• The request: Return the material exactly, first line through the line containing "de eventos por", and nothing more. Pictures stay out.

▼▼▼

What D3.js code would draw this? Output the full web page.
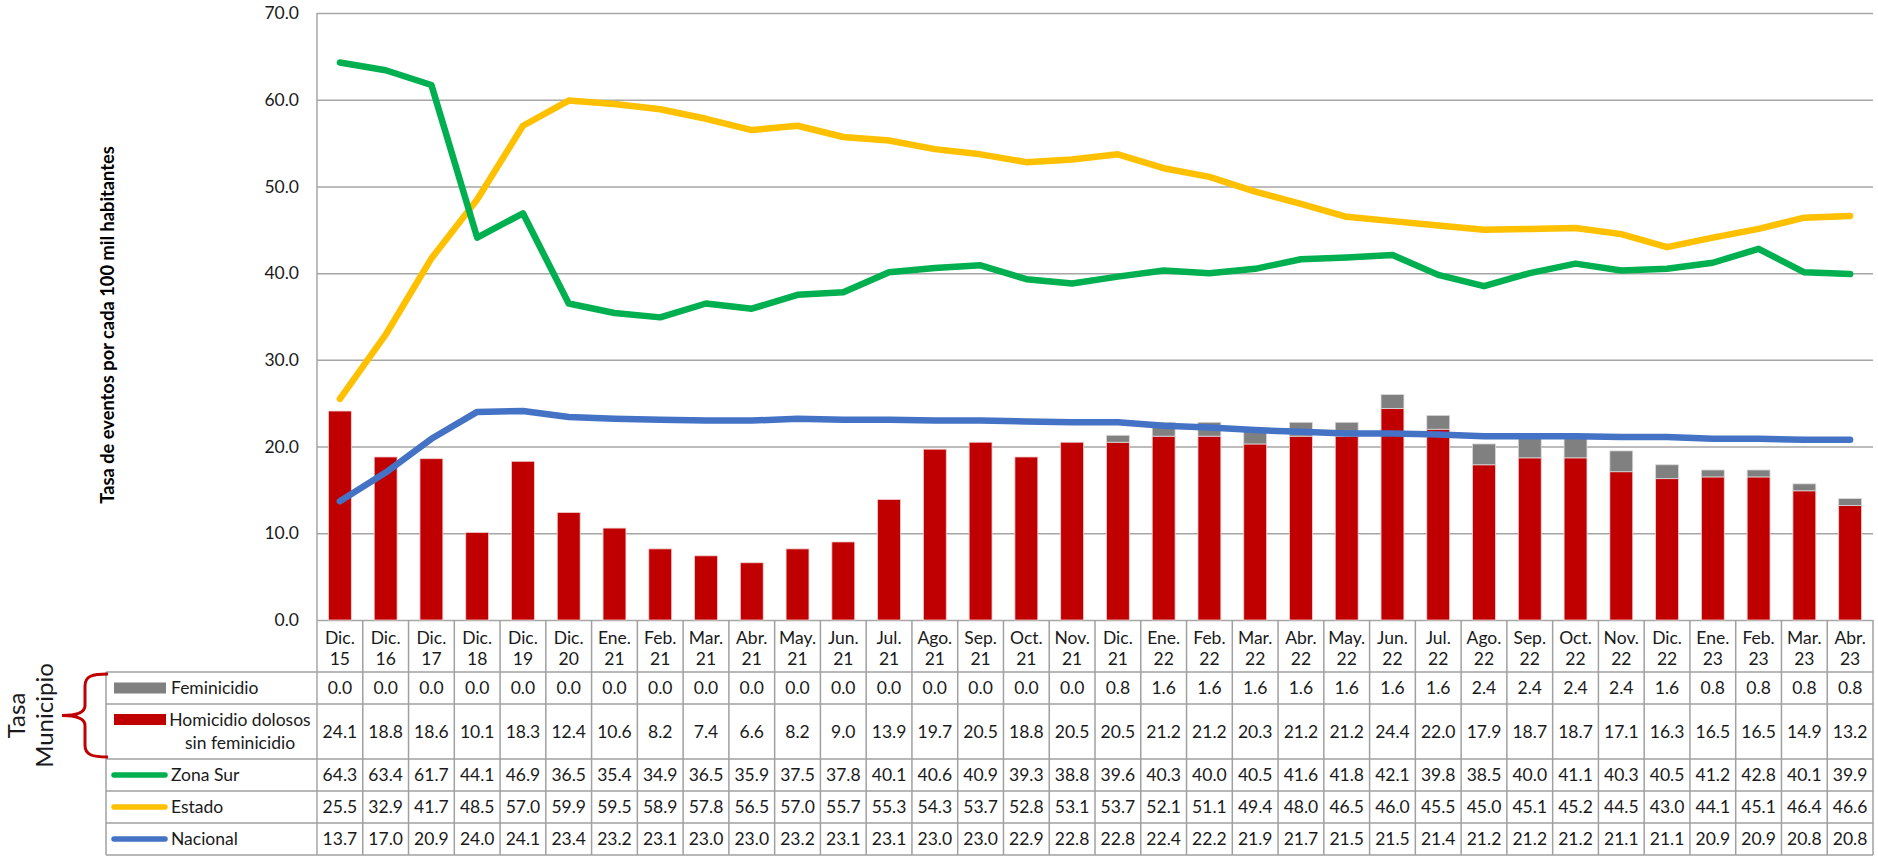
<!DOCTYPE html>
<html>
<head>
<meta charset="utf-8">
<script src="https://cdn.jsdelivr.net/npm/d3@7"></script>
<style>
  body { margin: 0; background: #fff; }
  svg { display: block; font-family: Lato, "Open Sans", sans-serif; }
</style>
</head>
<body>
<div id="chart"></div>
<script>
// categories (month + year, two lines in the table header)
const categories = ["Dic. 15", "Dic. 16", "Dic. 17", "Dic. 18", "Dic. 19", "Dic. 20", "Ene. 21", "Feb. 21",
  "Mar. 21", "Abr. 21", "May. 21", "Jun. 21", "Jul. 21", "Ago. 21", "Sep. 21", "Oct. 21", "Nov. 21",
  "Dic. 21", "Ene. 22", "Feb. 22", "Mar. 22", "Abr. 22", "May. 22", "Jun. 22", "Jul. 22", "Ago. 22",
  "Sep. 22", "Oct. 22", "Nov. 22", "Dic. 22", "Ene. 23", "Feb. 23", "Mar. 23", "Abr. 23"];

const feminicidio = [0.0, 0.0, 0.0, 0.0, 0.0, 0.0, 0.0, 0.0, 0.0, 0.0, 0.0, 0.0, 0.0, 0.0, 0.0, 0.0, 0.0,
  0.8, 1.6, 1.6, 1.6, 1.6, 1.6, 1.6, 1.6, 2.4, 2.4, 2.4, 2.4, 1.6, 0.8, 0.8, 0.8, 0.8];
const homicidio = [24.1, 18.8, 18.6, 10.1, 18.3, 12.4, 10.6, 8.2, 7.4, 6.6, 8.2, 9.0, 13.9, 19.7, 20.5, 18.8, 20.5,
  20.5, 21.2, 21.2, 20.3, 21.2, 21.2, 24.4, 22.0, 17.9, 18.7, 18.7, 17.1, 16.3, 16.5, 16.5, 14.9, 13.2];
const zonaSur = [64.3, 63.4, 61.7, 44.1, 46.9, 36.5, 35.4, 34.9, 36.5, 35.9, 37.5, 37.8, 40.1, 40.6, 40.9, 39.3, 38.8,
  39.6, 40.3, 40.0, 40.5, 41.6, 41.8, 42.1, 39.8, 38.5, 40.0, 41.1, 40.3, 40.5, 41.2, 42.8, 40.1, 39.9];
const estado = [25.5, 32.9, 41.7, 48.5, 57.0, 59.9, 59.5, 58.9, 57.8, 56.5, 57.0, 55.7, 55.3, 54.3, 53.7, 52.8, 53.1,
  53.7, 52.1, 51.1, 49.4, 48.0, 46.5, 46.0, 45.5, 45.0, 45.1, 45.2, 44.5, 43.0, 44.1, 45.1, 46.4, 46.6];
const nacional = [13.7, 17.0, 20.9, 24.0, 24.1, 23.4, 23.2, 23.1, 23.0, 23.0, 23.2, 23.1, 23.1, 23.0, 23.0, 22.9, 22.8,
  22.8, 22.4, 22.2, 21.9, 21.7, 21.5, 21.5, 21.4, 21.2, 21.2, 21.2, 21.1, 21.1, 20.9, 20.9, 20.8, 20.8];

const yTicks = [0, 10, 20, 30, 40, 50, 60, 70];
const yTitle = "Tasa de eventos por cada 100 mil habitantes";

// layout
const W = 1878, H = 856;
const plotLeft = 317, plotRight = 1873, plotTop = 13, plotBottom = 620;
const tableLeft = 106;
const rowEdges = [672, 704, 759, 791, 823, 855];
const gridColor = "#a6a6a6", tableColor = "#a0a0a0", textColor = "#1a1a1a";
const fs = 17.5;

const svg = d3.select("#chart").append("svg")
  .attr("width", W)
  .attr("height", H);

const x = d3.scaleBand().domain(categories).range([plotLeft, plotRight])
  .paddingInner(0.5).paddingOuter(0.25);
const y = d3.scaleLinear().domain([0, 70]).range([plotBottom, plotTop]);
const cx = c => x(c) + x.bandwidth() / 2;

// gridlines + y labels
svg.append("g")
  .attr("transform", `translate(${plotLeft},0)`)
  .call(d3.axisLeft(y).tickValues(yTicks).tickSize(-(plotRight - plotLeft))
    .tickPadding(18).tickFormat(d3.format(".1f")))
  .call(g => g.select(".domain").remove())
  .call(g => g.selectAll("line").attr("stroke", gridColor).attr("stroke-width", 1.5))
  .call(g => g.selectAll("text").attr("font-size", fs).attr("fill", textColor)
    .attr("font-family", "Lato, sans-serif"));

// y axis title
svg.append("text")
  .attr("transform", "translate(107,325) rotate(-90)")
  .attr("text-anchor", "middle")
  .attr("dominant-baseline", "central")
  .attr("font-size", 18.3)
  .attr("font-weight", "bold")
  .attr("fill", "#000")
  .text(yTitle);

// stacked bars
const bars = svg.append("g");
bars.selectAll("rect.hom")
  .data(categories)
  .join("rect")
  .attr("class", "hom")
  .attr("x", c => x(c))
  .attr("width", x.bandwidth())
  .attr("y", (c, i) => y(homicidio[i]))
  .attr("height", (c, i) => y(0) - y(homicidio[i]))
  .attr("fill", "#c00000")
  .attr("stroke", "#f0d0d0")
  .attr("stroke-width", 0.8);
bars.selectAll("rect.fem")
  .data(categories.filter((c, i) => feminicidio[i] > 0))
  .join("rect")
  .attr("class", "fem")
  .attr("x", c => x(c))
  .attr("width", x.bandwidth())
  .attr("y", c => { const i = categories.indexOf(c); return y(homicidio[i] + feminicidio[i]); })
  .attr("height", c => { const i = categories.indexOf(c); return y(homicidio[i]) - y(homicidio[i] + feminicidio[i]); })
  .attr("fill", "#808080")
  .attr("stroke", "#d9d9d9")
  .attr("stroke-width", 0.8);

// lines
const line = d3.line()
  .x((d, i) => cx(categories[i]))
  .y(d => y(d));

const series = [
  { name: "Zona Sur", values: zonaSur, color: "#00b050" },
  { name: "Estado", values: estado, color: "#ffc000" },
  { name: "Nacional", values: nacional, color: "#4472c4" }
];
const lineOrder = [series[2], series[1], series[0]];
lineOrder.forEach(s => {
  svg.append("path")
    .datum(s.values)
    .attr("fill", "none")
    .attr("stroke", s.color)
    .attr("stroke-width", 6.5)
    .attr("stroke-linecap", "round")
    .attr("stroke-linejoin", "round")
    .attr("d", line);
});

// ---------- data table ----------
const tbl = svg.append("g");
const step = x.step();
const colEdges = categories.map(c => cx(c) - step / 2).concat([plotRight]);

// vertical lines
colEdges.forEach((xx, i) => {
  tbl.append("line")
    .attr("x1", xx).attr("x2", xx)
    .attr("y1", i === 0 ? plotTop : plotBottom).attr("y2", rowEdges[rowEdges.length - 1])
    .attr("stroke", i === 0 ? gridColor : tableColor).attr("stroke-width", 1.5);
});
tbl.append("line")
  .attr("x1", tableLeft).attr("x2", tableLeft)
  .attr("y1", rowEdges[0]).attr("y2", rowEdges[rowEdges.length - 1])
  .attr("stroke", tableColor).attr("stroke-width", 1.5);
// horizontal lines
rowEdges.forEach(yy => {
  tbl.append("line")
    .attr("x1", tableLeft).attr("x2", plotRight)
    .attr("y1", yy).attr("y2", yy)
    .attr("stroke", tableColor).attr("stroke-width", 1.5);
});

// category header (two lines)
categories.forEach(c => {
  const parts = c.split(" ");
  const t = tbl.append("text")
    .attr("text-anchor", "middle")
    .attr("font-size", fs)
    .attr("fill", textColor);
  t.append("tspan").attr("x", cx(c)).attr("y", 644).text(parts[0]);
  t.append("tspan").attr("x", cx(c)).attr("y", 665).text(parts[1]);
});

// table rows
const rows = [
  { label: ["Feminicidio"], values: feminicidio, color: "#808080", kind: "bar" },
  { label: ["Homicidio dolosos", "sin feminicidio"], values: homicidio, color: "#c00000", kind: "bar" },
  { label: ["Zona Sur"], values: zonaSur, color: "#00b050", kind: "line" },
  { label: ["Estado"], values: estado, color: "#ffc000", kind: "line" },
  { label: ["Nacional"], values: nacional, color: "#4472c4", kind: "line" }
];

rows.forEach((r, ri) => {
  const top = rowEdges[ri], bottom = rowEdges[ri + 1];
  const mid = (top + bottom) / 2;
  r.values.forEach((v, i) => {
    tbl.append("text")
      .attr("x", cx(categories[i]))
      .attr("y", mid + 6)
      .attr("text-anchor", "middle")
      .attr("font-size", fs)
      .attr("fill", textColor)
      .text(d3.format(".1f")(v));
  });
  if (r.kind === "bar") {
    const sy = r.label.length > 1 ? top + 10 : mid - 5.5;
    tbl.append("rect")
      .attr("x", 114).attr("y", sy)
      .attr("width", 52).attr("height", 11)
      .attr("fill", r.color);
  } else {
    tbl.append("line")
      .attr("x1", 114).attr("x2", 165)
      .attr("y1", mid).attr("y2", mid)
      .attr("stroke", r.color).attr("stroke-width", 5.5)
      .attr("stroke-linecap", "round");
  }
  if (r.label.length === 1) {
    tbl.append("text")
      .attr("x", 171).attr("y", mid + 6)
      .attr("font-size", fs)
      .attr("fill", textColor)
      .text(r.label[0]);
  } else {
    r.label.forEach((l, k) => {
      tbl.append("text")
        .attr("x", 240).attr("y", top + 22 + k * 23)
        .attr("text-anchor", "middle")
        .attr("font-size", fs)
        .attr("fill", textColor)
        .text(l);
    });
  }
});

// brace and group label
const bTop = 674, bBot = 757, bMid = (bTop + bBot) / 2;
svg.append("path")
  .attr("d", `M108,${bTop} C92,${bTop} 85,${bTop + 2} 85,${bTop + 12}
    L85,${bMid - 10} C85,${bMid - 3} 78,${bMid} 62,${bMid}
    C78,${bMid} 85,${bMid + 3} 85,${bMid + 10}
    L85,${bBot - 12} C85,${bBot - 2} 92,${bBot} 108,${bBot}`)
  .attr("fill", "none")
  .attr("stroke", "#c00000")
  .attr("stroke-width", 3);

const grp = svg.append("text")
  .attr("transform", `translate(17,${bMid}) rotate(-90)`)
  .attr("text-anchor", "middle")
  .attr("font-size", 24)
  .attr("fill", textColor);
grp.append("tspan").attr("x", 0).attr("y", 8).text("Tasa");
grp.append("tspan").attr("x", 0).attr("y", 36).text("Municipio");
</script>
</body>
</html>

▲▲▲

• Complete response:
What D3.js code would draw this? Output the full web page.
<!DOCTYPE html>
<html>
<head>
<meta charset="utf-8">
<script src="https://cdn.jsdelivr.net/npm/d3@7"></script>
<style>
  body { margin: 0; background: #fff; }
  svg { display: block; font-family: Lato, "Open Sans", sans-serif; }
</style>
</head>
<body>
<div id="chart"></div>
<script>
// categories (month + year, two lines in the table header)
const categories = ["Dic. 15", "Dic. 16", "Dic. 17", "Dic. 18", "Dic. 19", "Dic. 20", "Ene. 21", "Feb. 21",
  "Mar. 21", "Abr. 21", "May. 21", "Jun. 21", "Jul. 21", "Ago. 21", "Sep. 21", "Oct. 21", "Nov. 21",
  "Dic. 21", "Ene. 22", "Feb. 22", "Mar. 22", "Abr. 22", "May. 22", "Jun. 22", "Jul. 22", "Ago. 22",
  "Sep. 22", "Oct. 22", "Nov. 22", "Dic. 22", "Ene. 23", "Feb. 23", "Mar. 23", "Abr. 23"];

const feminicidio = [0.0, 0.0, 0.0, 0.0, 0.0, 0.0, 0.0, 0.0, 0.0, 0.0, 0.0, 0.0, 0.0, 0.0, 0.0, 0.0, 0.0,
  0.8, 1.6, 1.6, 1.6, 1.6, 1.6, 1.6, 1.6, 2.4, 2.4, 2.4, 2.4, 1.6, 0.8, 0.8, 0.8, 0.8];
const homicidio = [24.1, 18.8, 18.6, 10.1, 18.3, 12.4, 10.6, 8.2, 7.4, 6.6, 8.2, 9.0, 13.9, 19.7, 20.5, 18.8, 20.5,
  20.5, 21.2, 21.2, 20.3, 21.2, 21.2, 24.4, 22.0, 17.9, 18.7, 18.7, 17.1, 16.3, 16.5, 16.5, 14.9, 13.2];
const zonaSur = [64.3, 63.4, 61.7, 44.1, 46.9, 36.5, 35.4, 34.9, 36.5, 35.9, 37.5, 37.8, 40.1, 40.6, 40.9, 39.3, 38.8,
  39.6, 40.3, 40.0, 40.5, 41.6, 41.8, 42.1, 39.8, 38.5, 40.0, 41.1, 40.3, 40.5, 41.2, 42.8, 40.1, 39.9];
const estado = [25.5, 32.9, 41.7, 48.5, 57.0, 59.9, 59.5, 58.9, 57.8, 56.5, 57.0, 55.7, 55.3, 54.3, 53.7, 52.8, 53.1,
  53.7, 52.1, 51.1, 49.4, 48.0, 46.5, 46.0, 45.5, 45.0, 45.1, 45.2, 44.5, 43.0, 44.1, 45.1, 46.4, 46.6];
const nacional = [13.7, 17.0, 20.9, 24.0, 24.1, 23.4, 23.2, 23.1, 23.0, 23.0, 23.2, 23.1, 23.1, 23.0, 23.0, 22.9, 22.8,
  22.8, 22.4, 22.2, 21.9, 21.7, 21.5, 21.5, 21.4, 21.2, 21.2, 21.2, 21.1, 21.1, 20.9, 20.9, 20.8, 20.8];

const yTicks = [0, 10, 20, 30, 40, 50, 60, 70];
const yTitle = "Tasa de eventos por cada 100 mil habitantes";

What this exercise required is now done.